In the AV1 specification, monochrome video is signaled by setting the mono_chrome flag to 1 in the sequence header. When libdav1d parses this header, it recognizes that the stream contains only luma (Y) data and no chroma (U and V) data. The decoder then configures its internal pipeline to process a single plane of pixel data instead of the standard three planes used in color video.

To represent monochrome frames in its output, libdav1d utilizes the DAV1D_PIXEL_LAYOUT_I400 pixel layout. Under this layout, the decoder allocates memory solely for the luma plane. This reduces the memory footprint of the decoded frames. Applications integrating libdav1d can read this pixel format directly and render the grayscale output without performing unnecessary color-space conversions.

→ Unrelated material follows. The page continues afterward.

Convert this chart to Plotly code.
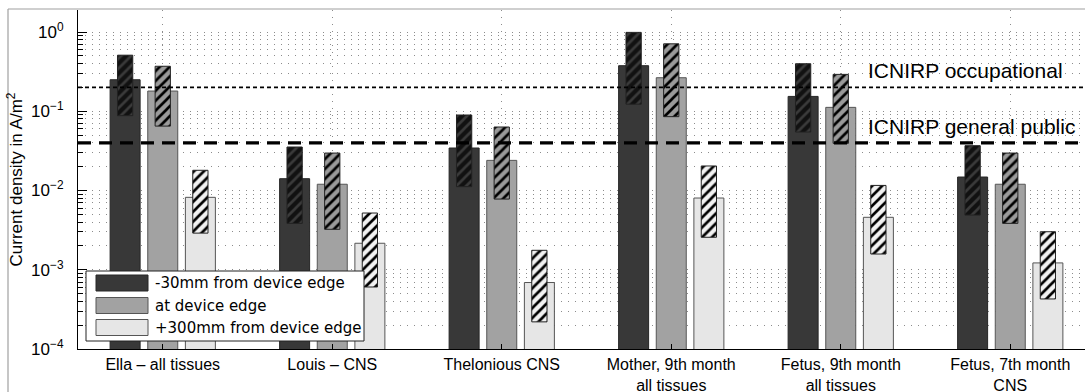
import numpy as np
import plotly.graph_objects as go

# Exposure scenarios (x categories)
categories = [
    "Ella – all tissues",
    "Louis – CNS",
    "Thelonious CNS",
    "Mother, 9th month<br>all tissues",
    "Fetus, 9th month<br>all tissues",
    "Fetus, 7th month<br>CNS",
]

series_names = ["-30mm from device edge", "at device edge", "+300mm from device edge"]

# Mean current density (A/m^2) per distance
near_mean = [0.25, 0.0141, 0.0344, 0.376, 0.154, 0.0148]
edge_mean = [0.18, 0.012, 0.024, 0.265, 0.112, 0.012]
far_mean = [0.0082, 0.00216, 0.00069, 0.00804, 0.00459, 0.00122]

# Spread (low / high) per distance, drawn as hatched range bars
near_low = [0.088, 0.00385, 0.0112, 0.123, 0.0547, 0.0049]
near_high = [0.51, 0.0354, 0.0897, 0.99, 0.398, 0.0368]
edge_low = [0.065, 0.00324, 0.0078, 0.0855, 0.0394, 0.00385]
edge_high = [0.37, 0.0297, 0.0633, 0.71, 0.292, 0.0297]
far_low = [0.0029, 0.000606, 0.00022, 0.00257, 0.00158, 0.000428]
far_high = [0.018, 0.0052, 0.00176, 0.0204, 0.0116, 0.00302]

# Reference limits
occupational_limit = 0.2
public_limit = 0.04

ytick_vals = [1e-4, 1e-3, 1e-2, 1e-1, 1e0]
ytick_text = ["10<sup>−4</sup>", "10<sup>−3</sup>", "10<sup>−2</sup>", "10<sup>−1</sup>", "10<sup>0</sup>"]

# styling
fill_colors = ["#383838", "#a2a2a2", "#e6e6e6"]
hatch_fill = ["#111111", "#9a9a9a", "#f2f2f2"]
hatch_line = ["#3a3a3a", "#000000", "#000000"]
outline = ["#262626", "#555555", "#555555"]
offsets = [-0.222, 0.0, 0.222]
bar_w = 0.177
hatch_w = 0.09
grid_dash = "1px,6px"

W, H = 1085, 392
L, R, T, B = 78, 0, 10, 43
plot_w = W - L - R
plot_h = H - T - B


def px_x(p):
    return (p - L) / plot_w


def px_y(p):
    return (H - B - p) / plot_h


fig = go.Figure()
group_x = np.arange(1, len(categories) + 1)

means = [near_mean, edge_mean, far_mean]
lows = [near_low, edge_low, far_low]
highs = [near_high, edge_high, far_high]

for k in range(3):
    xs = group_x + offsets[k]
    fig.add_trace(go.Bar(
        x=xs, y=means[k], width=bar_w, name=series_names[k],
        marker=dict(color=fill_colors[k], line=dict(color=outline[k], width=1)),
        showlegend=False, hoverinfo="skip",
    ))
for k in range(3):
    xs = group_x + offsets[k]
    lo = np.array(lows[k])
    hi = np.array(highs[k])
    fig.add_trace(go.Bar(
        x=xs, y=hi - lo, base=lo, width=hatch_w,
        marker=dict(
            color=hatch_fill[k],
            line=dict(color="#222222", width=1),
            pattern=dict(shape="/", fgcolor=hatch_line[k], bgcolor=hatch_fill[k],
                         size=7, solidity=0.38, fillmode="replace"),
        ),
        showlegend=False, hoverinfo="skip",
    ))

# limit lines
x_lo, x_hi = 0.5, 0.5 + plot_w / 169.5
fig.add_trace(go.Scatter(
    x=[x_lo, x_hi], y=[occupational_limit] * 2, mode="lines",
    line=dict(color="black", width=1.6, dash="4px,3px"),
    showlegend=False, hoverinfo="skip",
))
fig.add_trace(go.Scatter(
    x=[x_lo, x_hi], y=[public_limit] * 2, mode="lines",
    line=dict(color="black", width=3.2, dash="13px,8px"),
    showlegend=False, hoverinfo="skip",
))

annotations = [
    dict(x=px_x(866), y=np.log10(occupational_limit), xref="paper", yref="y",
         text="ICNIRP occupational", showarrow=False, xanchor="left", yanchor="middle",
         yshift=17, font=dict(family="Liberation Sans", size=21, color="black")),
    dict(x=px_x(866), y=np.log10(public_limit), xref="paper", yref="y",
         text="ICNIRP general public", showarrow=False, xanchor="left", yanchor="middle",
         yshift=16, font=dict(family="Liberation Sans", size=21, color="black")),
]

shapes = []
# figure frame
shapes.append(dict(type="line", xref="paper", yref="paper", x0=px_x(8), x1=px_x(1086),
                   y0=px_y(9), y1=px_y(9), line=dict(color="#a0a0a0", width=1.2), layer="above"))
shapes.append(dict(type="line", xref="paper", yref="paper", x0=px_x(8), x1=px_x(8),
                   y0=px_y(9), y1=px_y(393), line=dict(color="#a0a0a0", width=1.2), layer="above"))

# legend
shapes.append(dict(type="rect", xref="paper", yref="paper", x0=px_x(86), x1=px_x(364),
                   y0=px_y(341), y1=px_y(271), fillcolor="white",
                   line=dict(color="#222222", width=1), layer="above"))
row_y = [283, 305.5, 327.5]
for k in range(3):
    shapes.append(dict(type="rect", xref="paper", yref="paper", x0=px_x(96), x1=px_x(148),
                       y0=px_y(row_y[k] + 8), y1=px_y(row_y[k] - 8), fillcolor=fill_colors[k],
                       line=dict(color=outline[k], width=1), layer="above"))
    annotations.append(dict(x=px_x(153), y=px_y(row_y[k]), xref="paper", yref="paper",
                            text=series_names[k], showarrow=False, xanchor="left",
                            yanchor="middle",
                            font=dict(family="DejaVu Sans", size=15, color="black")))

fig.update_layout(
    width=W, height=H,
    margin=dict(l=L, r=R, t=T, b=B, pad=0, autoexpand=False),
    plot_bgcolor="white", paper_bgcolor="white",
    barmode="overlay",
    showlegend=False,
    shapes=shapes,
    annotations=annotations,
    font=dict(family="Liberation Sans", size=17, color="black"),
)

fig.update_xaxes(
    automargin=False,
    range=[x_lo, x_hi],
    tickvals=group_x, ticktext=categories,
    ticks="inside", ticklen=5, tickcolor="black",
    showline=True, linecolor="black", linewidth=1,
    showgrid=True, gridcolor="#8c8c8c", griddash=grid_dash, gridwidth=1,
    zeroline=False,
    tickfont=dict(family="Liberation Sans", size=16, color="black"),
    ticklabelstandoff=1,
)

fig.update_yaxes(
    automargin=False,
    type="log",
    range=[-4, 0.278],
    tickvals=ytick_vals, ticktext=ytick_text,
    ticks="inside", ticklen=9, tickcolor="black",
    showline=True, linecolor="black", linewidth=1,
    showgrid=True, gridcolor="#8c8c8c", griddash=grid_dash, gridwidth=1,
    zeroline=False,
    minor=dict(ticks="inside", ticklen=5, tickcolor="black", dtick="D1",
               showgrid=True, gridcolor="#8c8c8c", griddash=grid_dash, gridwidth=1),
    tickfont=dict(family="Liberation Sans", size=17, color="black"),
    ticklabelstandoff=10,
    title=dict(text="Current density in A/m<sup>2</sup>", standoff=4,
               font=dict(family="Liberation Sans", size=17, color="black")),
)

fig.write_html("out.html")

Processing monochrome video also yields significant performance optimizations within libdav1d. Because there are no chroma planes, the decoder entirely bypasses chroma-specific decoding steps. Highly intensive in-loop filtering processes—such as the deblocking filter, the Constrained Directional Enhancement Filter (CDEF), and Loop Restoration—are executed only on the luma plane. By skipping these operations for the non-existent U and V channels, libdav1d reduces CPU utilization and delivers faster decoding speeds compared to standard color AV1 profiles.